- _WORK REQUIRED_:
From the listing below, return each line that includes "this".
[start of RECORDS PROVIDED]
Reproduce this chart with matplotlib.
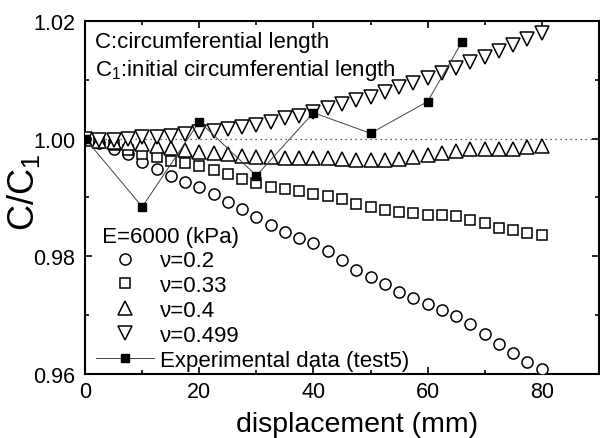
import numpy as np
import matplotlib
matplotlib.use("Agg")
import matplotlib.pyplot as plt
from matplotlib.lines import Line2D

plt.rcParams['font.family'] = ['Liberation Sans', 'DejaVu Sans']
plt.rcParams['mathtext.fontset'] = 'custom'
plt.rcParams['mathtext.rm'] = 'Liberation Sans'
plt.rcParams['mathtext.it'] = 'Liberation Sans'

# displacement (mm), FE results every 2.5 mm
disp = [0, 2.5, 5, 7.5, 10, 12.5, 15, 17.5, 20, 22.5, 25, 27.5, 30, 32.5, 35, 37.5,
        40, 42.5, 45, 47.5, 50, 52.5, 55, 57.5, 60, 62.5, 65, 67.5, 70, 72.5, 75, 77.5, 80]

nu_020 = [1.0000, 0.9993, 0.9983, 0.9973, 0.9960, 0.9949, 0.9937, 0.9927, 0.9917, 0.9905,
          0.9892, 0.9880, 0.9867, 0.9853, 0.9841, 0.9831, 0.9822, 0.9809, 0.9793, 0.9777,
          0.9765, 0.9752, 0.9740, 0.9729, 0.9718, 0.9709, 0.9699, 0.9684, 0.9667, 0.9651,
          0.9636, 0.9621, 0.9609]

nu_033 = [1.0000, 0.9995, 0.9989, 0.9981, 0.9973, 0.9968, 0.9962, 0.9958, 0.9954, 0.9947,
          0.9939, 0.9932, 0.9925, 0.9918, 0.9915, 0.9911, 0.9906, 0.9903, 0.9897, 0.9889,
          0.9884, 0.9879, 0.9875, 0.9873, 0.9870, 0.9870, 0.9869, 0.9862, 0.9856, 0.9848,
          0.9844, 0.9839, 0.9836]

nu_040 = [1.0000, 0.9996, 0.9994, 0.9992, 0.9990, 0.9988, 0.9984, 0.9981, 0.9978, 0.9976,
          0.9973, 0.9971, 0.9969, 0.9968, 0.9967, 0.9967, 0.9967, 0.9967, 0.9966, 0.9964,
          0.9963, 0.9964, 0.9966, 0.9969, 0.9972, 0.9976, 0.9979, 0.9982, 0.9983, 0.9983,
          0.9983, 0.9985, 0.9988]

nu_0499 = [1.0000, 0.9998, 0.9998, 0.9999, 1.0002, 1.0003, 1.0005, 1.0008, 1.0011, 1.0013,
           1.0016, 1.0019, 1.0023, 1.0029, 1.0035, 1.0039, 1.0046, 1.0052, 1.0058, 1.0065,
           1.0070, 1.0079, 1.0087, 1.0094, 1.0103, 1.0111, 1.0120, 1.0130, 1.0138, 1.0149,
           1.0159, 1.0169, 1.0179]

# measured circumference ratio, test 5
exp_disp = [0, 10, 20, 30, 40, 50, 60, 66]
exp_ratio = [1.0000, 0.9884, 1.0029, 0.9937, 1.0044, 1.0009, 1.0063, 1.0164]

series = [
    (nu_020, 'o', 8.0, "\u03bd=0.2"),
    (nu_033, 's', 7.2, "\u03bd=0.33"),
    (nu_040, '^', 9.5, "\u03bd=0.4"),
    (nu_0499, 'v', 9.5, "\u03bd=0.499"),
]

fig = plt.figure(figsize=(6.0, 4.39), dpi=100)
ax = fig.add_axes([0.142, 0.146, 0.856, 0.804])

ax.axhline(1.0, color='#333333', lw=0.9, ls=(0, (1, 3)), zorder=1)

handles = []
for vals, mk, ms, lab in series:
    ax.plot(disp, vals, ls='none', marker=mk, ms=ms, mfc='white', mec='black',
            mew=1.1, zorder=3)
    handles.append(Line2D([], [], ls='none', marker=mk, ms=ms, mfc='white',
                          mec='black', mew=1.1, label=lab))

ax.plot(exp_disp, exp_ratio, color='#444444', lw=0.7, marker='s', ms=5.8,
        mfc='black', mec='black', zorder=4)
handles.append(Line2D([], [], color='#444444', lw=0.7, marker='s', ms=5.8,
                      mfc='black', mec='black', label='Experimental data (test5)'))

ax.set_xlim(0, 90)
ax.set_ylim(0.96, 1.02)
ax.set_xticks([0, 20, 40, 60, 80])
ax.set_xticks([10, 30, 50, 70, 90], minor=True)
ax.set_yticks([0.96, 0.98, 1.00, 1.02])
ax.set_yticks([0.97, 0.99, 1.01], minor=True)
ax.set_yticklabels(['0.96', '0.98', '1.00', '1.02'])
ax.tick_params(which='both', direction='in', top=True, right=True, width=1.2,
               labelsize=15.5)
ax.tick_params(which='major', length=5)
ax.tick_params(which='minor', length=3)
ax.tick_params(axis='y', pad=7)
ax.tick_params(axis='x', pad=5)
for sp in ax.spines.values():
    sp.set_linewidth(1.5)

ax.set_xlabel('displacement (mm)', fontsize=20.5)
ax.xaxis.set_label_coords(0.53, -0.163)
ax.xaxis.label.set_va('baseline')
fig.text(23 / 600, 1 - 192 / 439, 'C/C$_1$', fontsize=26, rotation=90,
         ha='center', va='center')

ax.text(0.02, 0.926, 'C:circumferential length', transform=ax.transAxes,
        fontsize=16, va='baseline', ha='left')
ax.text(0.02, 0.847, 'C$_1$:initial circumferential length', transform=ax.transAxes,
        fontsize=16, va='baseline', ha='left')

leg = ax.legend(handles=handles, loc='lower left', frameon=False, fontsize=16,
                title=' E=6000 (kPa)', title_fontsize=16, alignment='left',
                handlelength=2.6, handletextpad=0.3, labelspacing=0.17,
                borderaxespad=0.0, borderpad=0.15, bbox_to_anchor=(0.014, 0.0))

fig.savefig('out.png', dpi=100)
[end of RECORDS PROVIDED]
[start of RECORDS PROVIDED]
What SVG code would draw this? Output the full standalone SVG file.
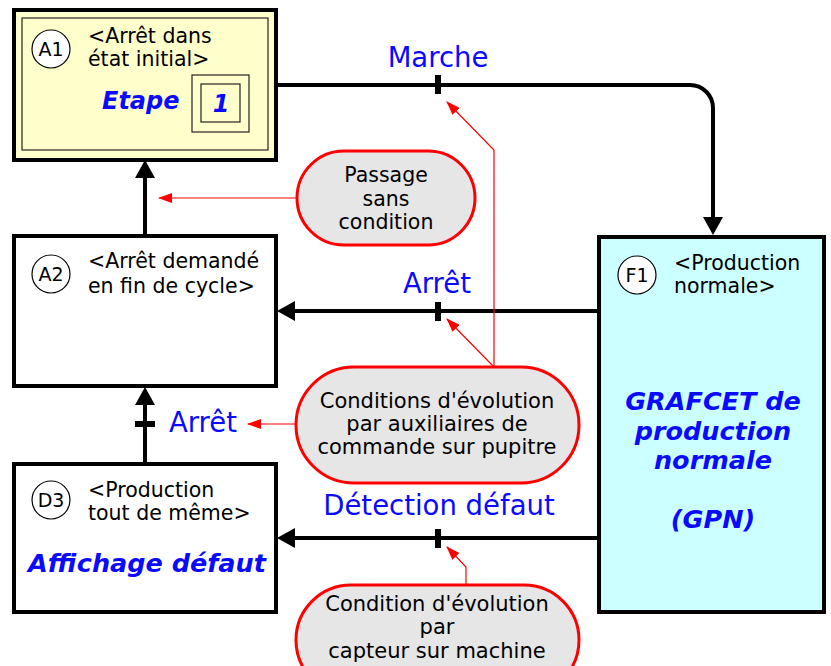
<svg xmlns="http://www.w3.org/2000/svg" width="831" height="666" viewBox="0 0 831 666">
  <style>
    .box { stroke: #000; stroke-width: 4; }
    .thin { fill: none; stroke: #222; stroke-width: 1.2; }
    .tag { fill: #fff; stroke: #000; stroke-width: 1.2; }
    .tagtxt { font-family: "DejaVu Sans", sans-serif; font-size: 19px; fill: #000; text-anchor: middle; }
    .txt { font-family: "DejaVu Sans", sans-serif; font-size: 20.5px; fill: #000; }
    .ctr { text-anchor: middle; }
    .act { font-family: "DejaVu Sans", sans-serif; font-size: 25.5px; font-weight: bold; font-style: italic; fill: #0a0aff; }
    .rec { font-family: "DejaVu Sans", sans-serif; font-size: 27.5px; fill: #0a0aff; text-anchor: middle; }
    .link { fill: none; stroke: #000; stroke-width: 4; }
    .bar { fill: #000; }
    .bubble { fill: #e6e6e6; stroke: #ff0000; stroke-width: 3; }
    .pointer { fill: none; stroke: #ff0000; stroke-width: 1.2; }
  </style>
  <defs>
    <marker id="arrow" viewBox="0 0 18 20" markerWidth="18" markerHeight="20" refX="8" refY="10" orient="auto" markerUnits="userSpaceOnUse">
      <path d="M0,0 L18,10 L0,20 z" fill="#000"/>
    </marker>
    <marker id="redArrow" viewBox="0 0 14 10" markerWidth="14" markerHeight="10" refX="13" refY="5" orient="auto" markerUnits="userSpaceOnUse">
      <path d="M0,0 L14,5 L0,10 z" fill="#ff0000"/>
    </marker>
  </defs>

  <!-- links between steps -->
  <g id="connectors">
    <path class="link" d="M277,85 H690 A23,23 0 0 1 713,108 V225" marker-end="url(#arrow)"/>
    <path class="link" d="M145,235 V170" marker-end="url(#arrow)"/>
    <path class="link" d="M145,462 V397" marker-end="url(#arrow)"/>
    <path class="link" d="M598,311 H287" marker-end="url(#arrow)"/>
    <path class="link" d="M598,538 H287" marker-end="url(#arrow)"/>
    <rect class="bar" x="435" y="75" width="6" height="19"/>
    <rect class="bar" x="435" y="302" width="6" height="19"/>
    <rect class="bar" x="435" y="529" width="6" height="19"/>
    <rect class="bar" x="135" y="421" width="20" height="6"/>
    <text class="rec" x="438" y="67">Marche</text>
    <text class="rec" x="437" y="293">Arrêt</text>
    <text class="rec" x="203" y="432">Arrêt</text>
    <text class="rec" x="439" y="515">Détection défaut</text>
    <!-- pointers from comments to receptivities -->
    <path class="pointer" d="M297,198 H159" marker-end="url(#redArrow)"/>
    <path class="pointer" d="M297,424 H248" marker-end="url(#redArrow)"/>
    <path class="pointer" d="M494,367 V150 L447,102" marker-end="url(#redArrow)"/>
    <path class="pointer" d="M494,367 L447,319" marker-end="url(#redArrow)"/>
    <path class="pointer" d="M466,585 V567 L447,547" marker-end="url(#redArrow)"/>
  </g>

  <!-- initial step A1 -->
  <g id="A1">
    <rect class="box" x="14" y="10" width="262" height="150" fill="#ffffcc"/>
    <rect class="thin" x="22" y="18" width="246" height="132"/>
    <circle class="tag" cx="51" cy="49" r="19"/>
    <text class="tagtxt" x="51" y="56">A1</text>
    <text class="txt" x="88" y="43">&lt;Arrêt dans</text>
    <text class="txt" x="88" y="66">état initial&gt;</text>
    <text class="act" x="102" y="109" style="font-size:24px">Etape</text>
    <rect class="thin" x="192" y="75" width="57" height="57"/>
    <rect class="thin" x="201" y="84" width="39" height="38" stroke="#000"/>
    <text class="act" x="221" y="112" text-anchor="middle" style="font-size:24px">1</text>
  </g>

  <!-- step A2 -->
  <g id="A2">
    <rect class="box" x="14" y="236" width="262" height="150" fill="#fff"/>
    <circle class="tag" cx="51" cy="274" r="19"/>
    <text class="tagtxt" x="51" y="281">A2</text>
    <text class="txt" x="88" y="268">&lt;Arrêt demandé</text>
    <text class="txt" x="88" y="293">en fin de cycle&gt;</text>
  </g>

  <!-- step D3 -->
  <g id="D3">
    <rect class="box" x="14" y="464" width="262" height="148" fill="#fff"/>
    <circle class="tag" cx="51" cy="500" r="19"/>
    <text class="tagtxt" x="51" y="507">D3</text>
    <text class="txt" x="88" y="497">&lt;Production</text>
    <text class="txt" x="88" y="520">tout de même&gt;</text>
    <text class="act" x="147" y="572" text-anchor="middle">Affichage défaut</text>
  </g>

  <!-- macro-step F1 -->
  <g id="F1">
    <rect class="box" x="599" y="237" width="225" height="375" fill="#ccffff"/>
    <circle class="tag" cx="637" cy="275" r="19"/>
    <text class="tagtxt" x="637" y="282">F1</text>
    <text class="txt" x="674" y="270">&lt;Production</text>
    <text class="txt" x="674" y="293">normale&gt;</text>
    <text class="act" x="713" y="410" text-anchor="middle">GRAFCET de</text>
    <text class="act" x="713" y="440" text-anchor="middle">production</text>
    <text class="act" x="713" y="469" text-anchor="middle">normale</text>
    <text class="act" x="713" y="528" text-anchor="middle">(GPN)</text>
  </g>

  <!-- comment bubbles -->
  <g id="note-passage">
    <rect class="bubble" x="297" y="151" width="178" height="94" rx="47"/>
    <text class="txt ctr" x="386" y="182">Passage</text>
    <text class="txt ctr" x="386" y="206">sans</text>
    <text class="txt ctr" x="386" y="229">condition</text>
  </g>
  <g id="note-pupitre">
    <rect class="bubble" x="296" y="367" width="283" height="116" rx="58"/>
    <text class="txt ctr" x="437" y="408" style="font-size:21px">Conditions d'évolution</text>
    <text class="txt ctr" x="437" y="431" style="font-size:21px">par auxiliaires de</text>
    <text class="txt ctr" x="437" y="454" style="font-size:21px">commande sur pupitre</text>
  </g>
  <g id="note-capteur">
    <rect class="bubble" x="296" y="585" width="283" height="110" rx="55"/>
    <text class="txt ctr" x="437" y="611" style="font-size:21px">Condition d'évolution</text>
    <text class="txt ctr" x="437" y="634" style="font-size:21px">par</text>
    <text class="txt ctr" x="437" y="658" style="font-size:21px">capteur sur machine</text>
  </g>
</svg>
[end of RECORDS PROVIDED]
- _RESULT OF THE TASK_:
Reproduce this chart with matplotlib.
What SVG code would draw this? Output the full standalone SVG file.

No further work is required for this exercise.